DATASET RECORDS:
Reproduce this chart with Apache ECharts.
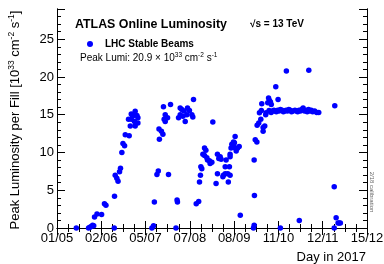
<!DOCTYPE html>
<html>
<head>
<meta charset="utf-8">
<script src="https://cdn.jsdelivr.net/npm/echarts@6/dist/echarts.min.js"></script>
<style>
  html, body { margin: 0; padding: 0; background: #fff; }
  #chart { width: 384px; height: 264px; }
</style>
</head>
<body>
<div id="chart"></div>
<script>
// x axis: days since 1 May 2017, labels dd/mm
const tickLabels = ['01/05', '02/06', '05/07', '07/08', '08/09', '11/10', '12/11', '15/12']
const dayMax = 228 // 1 May -> 15 Dec

// one entry per fill: day since 1 May, peak lumi [10^33 cm^-2 s^-1]
const fillDay = [
  14.2, 23.2, 24.2, 25.2, 26.2, 27.0, 27.6, 29.4, 32.8, 34.9, 36.0,
  42.1, 42.3, 42.8, 44.0, 44.9, 46.0, 46.7, 47.7, 48.5, 49.7, 50.2,
  52.6, 53.1, 53.9, 54.6, 54.6, 55.6, 56.3, 57.0, 57.5, 57.5, 58.8, 59.5, 59.5,
  69.8, 71.0, 71.6, 73.5, 74.5, 75.0, 75.3, 76.8, 77.9, 78.3, 78.8, 79.6, 79.6,
  81.3, 82.0, 83.5, 87.5, 88.3, 88.6, 89.4, 90.6, 90.6, 91.8, 92.6, 93.5,
  94.3, 95.5, 96.0, 97.4, 99.2, 99.9, 100.4,
  102.4, 104.2, 104.8, 105.5, 105.8, 106.5, 107.3, 108.5, 108.5, 109.5,
  110.2, 110.7, 112.1, 112.6, 113.9, 114.6, 117.0, 118.0, 118.0, 119.0,
  120.0, 120.7, 122.0, 122.4, 123.7, 123.7, 124.4, 125.6, 126.0, 126.8,
  127.3, 127.3, 127.3, 128.0, 128.6, 129.8, 129.8, 130.5, 131.0, 131.0,
  131.8, 132.7, 134.0, 134.8,
  144.5, 145.0, 145.2, 145.0, 145.8, 147.0, 147.2, 148.4, 148.9, 149.9,
  150.3, 150.6, 151.6, 151.6, 152.8, 153.5, 153.8, 155.0, 155.6, 156.0,
  156.3, 157.0, 157.6, 160.9, 162.6, 164.3, 168.7, 178.2, 185.2,
  157.5, 158.5, 159.5, 160.5, 161.3, 162.3, 163.3, 164.3, 165.5, 166.5,
  167.5, 168.5, 169.5, 170.5, 171.5, 172.5, 173.5, 175.0, 176.0, 177.0,
  178.0, 179.0, 180.0, 181.0, 182.0, 183.0, 184.0, 185.0, 186.0, 187.0,
  188.0, 189.5, 191.0, 192.5,
  203.9, 203.9, 204.3, 205.3, 206.7, 207.5, 208.4
]
const peakLumi = [
  0, 0, 0.1, 0.2, 0.35, 0.3, 1.45, 1.85, 1.8, 3.2, 3.0,
  0, 4.2, 7.0, 6.6, 6.2, 7.45, 7.9, 10.0, 11.2, 10.9, 12.35,
  14.4, 12.2, 13.5, 15.1, 14.4, 14.8, 15.0, 14.1, 15.45, 13.5, 14.9, 14.6, 13.9,
  0, 0.3, 3.45, 7.1, 7.55, 13.1, 11.75, 12.8, 12.4, 16.05, 14.4, 14.1, 15.0,
  14.6, 7.1, 16.35, 0, 3.7, 3.45, 14.6, 15.0, 15.9, 15.7, 14.8, 15.5,
  14.1, 15.0, 15.9, 15.55, 15.0, 14.7, 17.0,
  3.2, 3.5, 6.1, 7.0, 8.1, 7.85, 9.75, 10.6, 9.6, 10.3,
  9.3, 9.0, 8.9, 8.55, 8.7, 14.05, 5.9, 7.2, 9.75, 9.2,
  9.45, 9.1, 6.8, 7.0, 7.2, 8.1, 9.0, 7.2, 6.1, 8.1,
  7.0, 9.45, 9.75, 10.6, 11.1, 11.4, 11.0, 11.3, 12.1, 10.6,
  10.2, 10.55, 10.8, 1.7,
  0, 0.35, 4.3, 9.0, 11.7, 11.4, 13.6, 13.9, 15.25, 14.4,
  15.55, 16.45, 13.3, 12.8, 13.5, 15.0, 15.25, 16.6, 17.2, 15.55,
  16.9, 16.7, 16.35, 18.7, 17.0, 0, 20.8, 1.0, 20.9,
  15.3, 15.5, 15.6, 15.5, 15.4, 15.6, 15.5, 15.7, 15.6, 15.4,
  15.5, 15.6, 15.5, 15.7, 15.6, 15.4, 15.5, 15.6, 15.5, 15.4,
  15.6, 15.5, 15.7, 15.9, 15.5, 15.6, 15.4, 15.7, 15.5, 15.6,
  15.4, 15.5, 15.3, 15.3,
  0, 5.45, 16.2, 1.35, 0.66, 0.66, 0.66
]

const FONT = "'Liberation Sans', Arial, sans-serif"
// a hair over 228/7 so the last tick is the axis max itself
const xStep = dayMax / 7 + 0.0001

const frame = { lineStyle: { color: '#000', width: 1 } }

function xAxisOf(pos, showLabel) {
  return {
    type: 'value',
    position: pos,
    min: 0,
    max: dayMax,
    interval: xStep,
    axisLine: frame,
    axisTick: { inside: true, length: 7, lineStyle: { color: '#000' } },
    minorTick: { show: true, splitNumber: 4, length: 4, lineStyle: { color: '#000' } },
    splitLine: { show: false },
    axisLabel: {
      show: showLabel,
      margin: 4,
      color: '#000',
      fontSize: 13,
      fontFamily: FONT,
      formatter: v => tickLabels[Math.round(v / xStep)]
    }
  }
}

function yAxisOf(pos, interval, tickLen, showLabel) {
  return {
    type: 'value',
    position: pos,
    min: 0,
    max: 29,
    interval: interval,
    axisLine: { show: true, lineStyle: { color: '#000', width: 1 } },
    axisTick: { inside: true, length: tickLen, lineStyle: { color: '#000' } },
    splitLine: { show: false },
    axisLabel: {
      show: showLabel,
      margin: 3,
      color: '#000',
      fontSize: 13,
      fontFamily: FONT,
      formatter: v => (v % 5 === 0 ? String(v) : '')
    }
  }
}

const supRich = {
  n: { fontSize: 10, fontFamily: FONT, lineHeight: 13 },
  s: { fontSize: 6.5, fontFamily: FONT, verticalAlign: 'top', lineHeight: 8 }
}
const titleRich = {
  n: { fontSize: 13, fontFamily: FONT, lineHeight: 16 },
  s: { fontSize: 8.5, fontFamily: FONT, verticalAlign: 'top', lineHeight: 10 }
}

const options = {
  animation: false,
  backgroundColor: '#fff',
  grid: { left: 57, right: 17, top: 9, bottom: 36, outerBoundsMode: 'none' },
  xAxis: [xAxisOf('bottom', true), xAxisOf('top', false)],
  yAxis: [
    yAxisOf('left', 5, 8, true),
    yAxisOf('left', 1, 4, false),
    yAxisOf('right', 5, 8, false),
    yAxisOf('right', 1, 4, false)
  ],
  legend: {
    data: ['LHC Stable Beams'],
    left: 82,
    top: 34,
    icon: 'circle',
    itemWidth: 6,
    itemHeight: 6,
    textStyle: {
      fontFamily: FONT, fontSize: 10, fontWeight: 'bold', color: '#000',
      padding: [0, 0, 0, 7]
    }
  },
  graphic: [
    {
      type: 'text', x: 75, y: 25,
      style: {
        text: 'ATLAS Online Luminosity',
        font: "bold 12.4px 'Liberation Sans', Arial, sans-serif",
        fill: '#000', verticalAlign: 'middle', textVerticalAlign: 'middle'
      }
    },
    {
      type: 'text', x: 250, y: 24,
      style: {
        text: '√s = 13 TeV',
        font: "bold 10px 'Liberation Sans', Arial, sans-serif",
        fill: '#000', verticalAlign: 'middle', textVerticalAlign: 'middle'
      }
    },
    {
      type: 'text', x: 80, y: 58,
      style: {
        text: '{n|Peak Lumi: 20.9 × 10}{s|33}{n| cm}{s|-2}{n| s}{s|-1}',
        rich: supRich,
        fill: '#000', verticalAlign: 'middle', textVerticalAlign: 'middle'
      }
    },
    {
      type: 'text', x: 15, y: 120, rotation: Math.PI / 2,
      style: {
        text: '{n|Peak Luminosity per Fill [10}{s|33}{n| cm}{s|-2}{n| s}{s|-1}{n|]}',
        rich: titleRich,
        fill: '#000',
        align: 'center', textAlign: 'center',
        verticalAlign: 'middle', textVerticalAlign: 'middle'
      }
    },
    {
      type: 'text', x: 366, y: 257,
      style: {
        text: 'Day in 2017',
        font: "13px 'Liberation Sans', Arial, sans-serif",
        fill: '#000',
        align: 'right', textAlign: 'right',
        verticalAlign: 'middle', textVerticalAlign: 'middle'
      }
    },
    {
      type: 'text', x: 372, y: 192, rotation: -Math.PI / 2,
      style: {
        text: '2/18 calibration',
        font: "6px 'Liberation Sans', Arial, sans-serif",
        fill: '#666',
        align: 'center', textAlign: 'center',
        verticalAlign: 'middle', textVerticalAlign: 'middle'
      }
    }
  ],
  series: [
    {
      name: 'LHC Stable Beams',
      type: 'scatter',
      xAxisIndex: 0,
      yAxisIndex: 0,
      symbolSize: 5.5,
      itemStyle: { color: '#0000ff', opacity: 1 },
      data: fillDay.map((d, i) => [d, peakLumi[i]])
    }
  ]
}

const chart = echarts.init(document.getElementById('chart'))
chart.setOption(options)
</script>
</body>
</html>
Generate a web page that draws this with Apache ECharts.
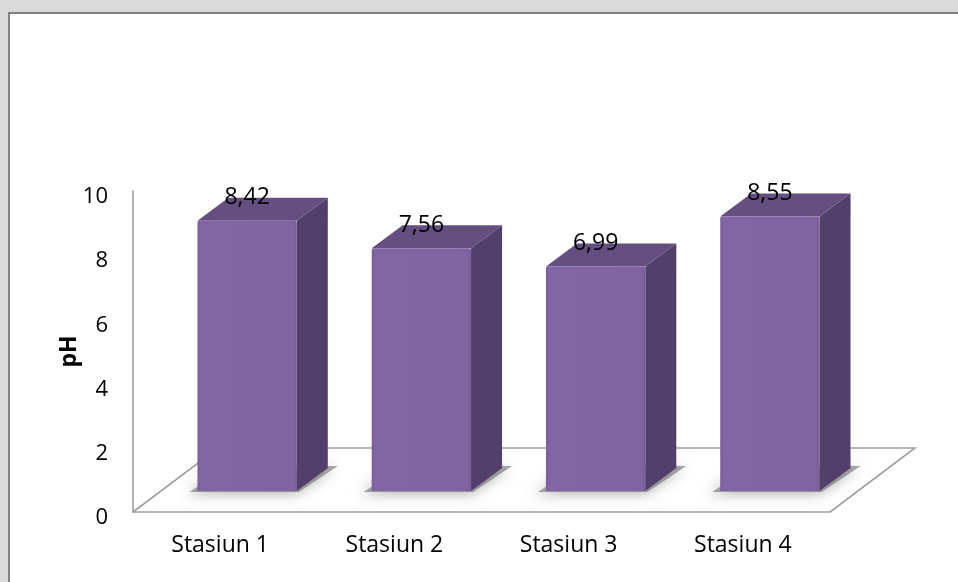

WORK TO BE COMPLETED:
Set down the records above word for word, from the first line through the line containing "const dayMax = 228 // 1 May -> 15 Dec", both included; leave out the pictures.

SOLVED EXERCISE:
Reproduce this chart with Apache ECharts.
<!DOCTYPE html>
<html>
<head>
<meta charset="utf-8">
<script src="https://cdn.jsdelivr.net/npm/echarts@6/dist/echarts.min.js"></script>
<style>
  html, body { margin: 0; padding: 0; background: #fff; }
  #chart { width: 384px; height: 264px; }
</style>
</head>
<body>
<div id="chart"></div>
<script>
// x axis: days since 1 May 2017, labels dd/mm
const tickLabels = ['01/05', '02/06', '05/07', '07/08', '08/09', '11/10', '12/11', '15/12']
const dayMax = 228 // 1 May -> 15 Dec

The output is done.